Он вполне счастлив. И, может быть, на всю жизнь останется счастлив и доволен собою. А Толстой, – он, возможно, пополол бы год-другой, а потом… Потом дикий конь перескочил бы через забор огорода и помчался бы куда-то вдаль… Куда? Кто знает? Но как обидно, как горько обидно, что судьба так долго проморила в запертом стойле этого великолепного арабского коня и на тридцать лет задержала его прекрасный бег!
VII
В 1910 году, темною октябрьской ночью, Толстой тайно покинул Ясную Поляну. В письме, оставленном жене, он писал, что не может больше жить в той роскоши, которая его окружает, что хочет провести последние годы жизни в уединении и тиши, просил жену понять это и не ездить за ним, если она узнает, где он.

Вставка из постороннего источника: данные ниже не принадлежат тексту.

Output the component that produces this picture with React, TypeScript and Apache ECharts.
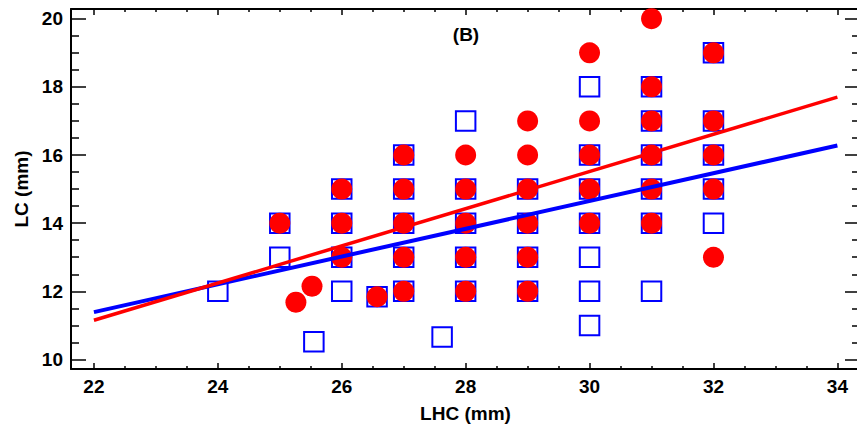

Он поехал к своей сестре-монахине в Шамардино, Калужской губернии, думал прожить там с месяц. И вдруг зловещий призрак женщины, искривившей всю его жизнь за последние тридцать лет, опять встает на горизонте. Получено известие, что Софья Андреевна едет за ним. Больной с повышенной температурой, под дождем и ветром, он рано утром с другом-доктором и дочерью уезжает на лошадях за восемнадцать верст в Козельск, там садится в поезд, чтобы пробраться в Ростов. На станции Астапово, тяжко больного, его приходится снять с поезда и поместить в домике начальника станции.
Он умирает, – это ясно и для него самого, и для всех окружающих. И не как пророк он умирает. Опять перед нами прежний Толстой, – ничего еще окончательно не нашедший, все еще ищущий.
– А мужики-то, мужики-то как умирают, – жалостно говорит он. – Как видно, мне в грехах придется умирать…
И перед самою смертью шепчет про себя:
– Не понимаю, что мне делать!
Последние слова Гете были: "побольше света!". Последние слова Виктора Гюго были тоже какие-то очень хорошие, – не помню, какие. Последние слова Толстого: "не понимаю!". И пускай. В своем роде эти слова еще прекраснее, чем самые возвышенные изречения.
Толстой не был пророком, не был святым. Но он был чем-то, что не менее важно для жизни. Он был страстным, безоглядным искателем, человеком, "взыскующим града". И был он еще художником, сумевшим собственную свою жизнь сделать одним из самых прекрасных своих произведений. И благодарение судьбе, что она дала ему возможность своим уходом внести последний, заключительный штрих в это художественное произведение жизни. Толстой умер не в прочно-оседлом яснополянском обиталище, он умер в пути, на глухом полустанке. Но через этот полустанок, ярко блестя рельсами, уходит вдаль бесконечная дорога…
Примечания
1
См. В. Вересаев. "Живая жизнь". Ч. I. О Достоевском и Льве Толстом.